Thursday, 27 February 2014
What's done is done.
Munching my way through a slice of toast and marmalade with a background noise of the Today Program on the radio. It was Bishop Tom Butler's turn to speak on Thought For The Day and I wasn't paying much attention. I heard mention of the 1190 massacre of the Jews in the city of York. The Bishop then went on to talk about a proposal by the Spanish government to make amends for the expulsion of the Sephardic Jews some five hundred years ago. Apparently decendents of these Jewish victims of the inquisition may be offered Spanish citizenship. Having practised on the Jews the devoutly Catholic Isabella and Ferdinand proceeded to get rid of the larger Muslim population. Would the decendents of expelled Muslims also be entitled to a Spanish passport? Like much else in life there would of course be an EU dimension to all of this.
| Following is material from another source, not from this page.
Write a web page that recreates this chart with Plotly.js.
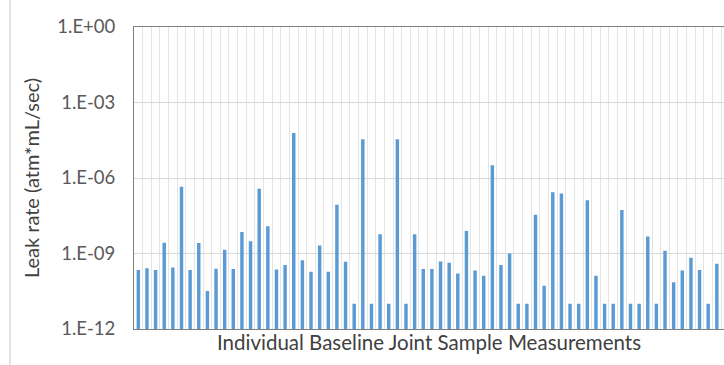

I spread marmalade on another slice and poured coffee. I always have misgivings about historical hand wringing. Apologising for past injustices that happened generations ago always seems a bit pointless somehow. I mean how far back do you go? Roman Empire? Norman Conquest? Far better surely to try and do the right thing now. Anyway, as I say, I was only half listening. Suddenly the Bishop had my full attention. Did I hear him mention Jewish Pirates of the Caribbean? That some Sephardic Jews took revenge on the Spanish crown by looting the Spanish Main and sailing under both the skull and crossbones and the Star of David? Was the Bish having a bit of an ecclesiastical wind up? I know that Tom Butler is fond of a drink but surely he wasn't pissed at quarter to eight in the morning? Not a bit of it. It's all true. There is even a book. Bound to be at least one website devoted to Jewish Pirates. A whole new field of anoraky enquiry opens up. If only Harriet Harman had nailed the NCCL colours to the mast of the Jewish Pirate Appreciation Society rather than to that of the Paedophile Information Exchange how much easier would her life be today. But like I say, what's done is done.